My £0.02 back on this.
I avoid price comparison sites like the plague. Whenever I've landed on one (perhaps because I've clicked on the link presented by Google thinking it was a retailer rather than a PCS) it usually presents a load of links to the product I'm looking for that are either:
1. Links to other price comparison sites claiming to have links to retailers for even cheaper (which eventually link back to this PCS)
Or 2. Links to retailers that either don't have the product in stock any more or never did in the first place.
PCS are a complete waste of time IME so perhaps this explains why you never got any decent business from the click throughs they generated to your site.
Not that I like Google, their creepy web stalking, or the behaviour alleged by this article; my only point is PCS are worse than useless as they claim to be able to source the item you're looking for when this isn't the case. Perhaps PCS ought to be reclassified as Click Bait sites.

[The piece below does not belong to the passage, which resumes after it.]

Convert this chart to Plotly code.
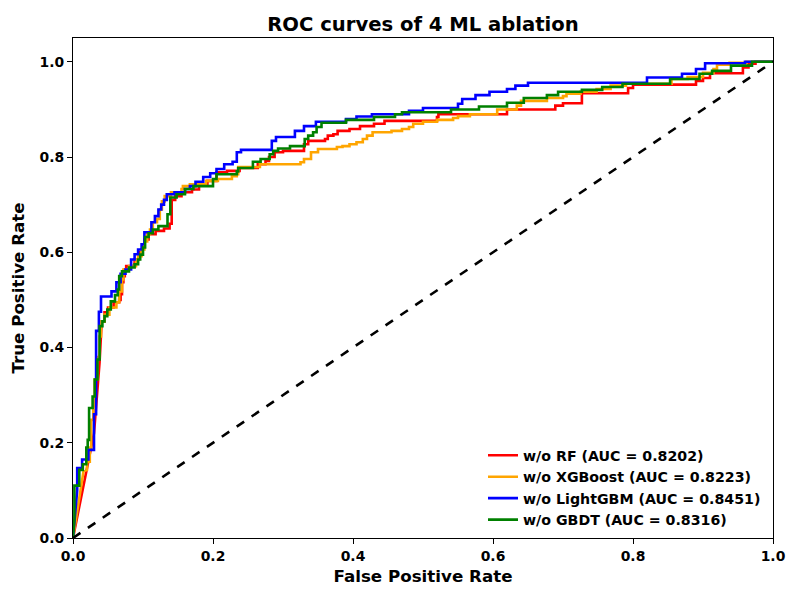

Google services are free services, not public services. I'm struggling to see what the hell regulators are playing at here.
Google offered free search and the price was the preferential placement of its profitable services. Competitors should have either advertised more/better so people would go to their site before searching for goods/services, or they could build a better search algorithm.
Running off crying to government seems like an anti-competitive, anti-capitalist move.
NB. This is wholly different from the Intel vs AMD thing in late 90's or most of the MS issues, they both broke anti-competition rules.
The technical term for what Foundem and others are doing is "rent seeking" - the expenditure of resources in order to bring about an uncompensated transfer of goods or services from another person or persons to one's self as the result of a “favorable” decision on some public policy.
The regulators appear to be deciding that "vertical search" (in this case price comparison search), is a different market to general search. Therefore if Google dominate general search, due to being the best, that's all fine and dandy. They're allowed that monopoly, so long as they don't use unfair tactics to maintain it.
What they're not allowed to do, is to leverage that monopoly in order to gain unfair advantage in other markets. This is why MS got fined so hugely for giving away Internet Explorer for free. Or why Intel were fined for using their PC processor monopoly to protect them in the server market from AMD's superior Opteron chips.
I used sites like pricerunner 5-10 years ago, but stopped because they were usually finding me deals that were only pennies cheaper than the places I was already looking. And why risk a transaction with an unknown company online to save 5p? Google's offer was no better, and yet killed them off. There's an argument that like a lot of stuff on the web, they might have improved. But they didn't get a chance, because they got killed off. As Google's own internal research was saying that Google's service was actually worse than theirs - this could be a clear example of a dominant monopoly abusing its power by stopping progress in a related market. Or equally they might all have remained crap up to now and still no-one would be using them. We'll never know.
However Google will just have to live with this. They've got that search monopoly. They're the gatekeeper to the internet. They have massive power, and they don't seem to be very careful about who they piss on, when they use it. That lack of moderation is going to get them attention from regulators. And actually should do. That's what regulators are for, and if you want free markets, then you have to regulate monopolies. Not that government aren't at least as capable of screwing up as Google are...
Several years ago, Foundem was a much-lauded price comparison site
Perhaps in some parallel universe, far, far away, but not here.
But what Google omitted were the price comparison engines that suffered during the period the European Commission is examining: Pricegrabber, Shopping.com, Dealtime, Nextag, Ciao, Pricerunner, Shopzilla and Bizrate.
Thank god - every single one was a parasite feeding off my searches, infesting them with pages of meaningless results.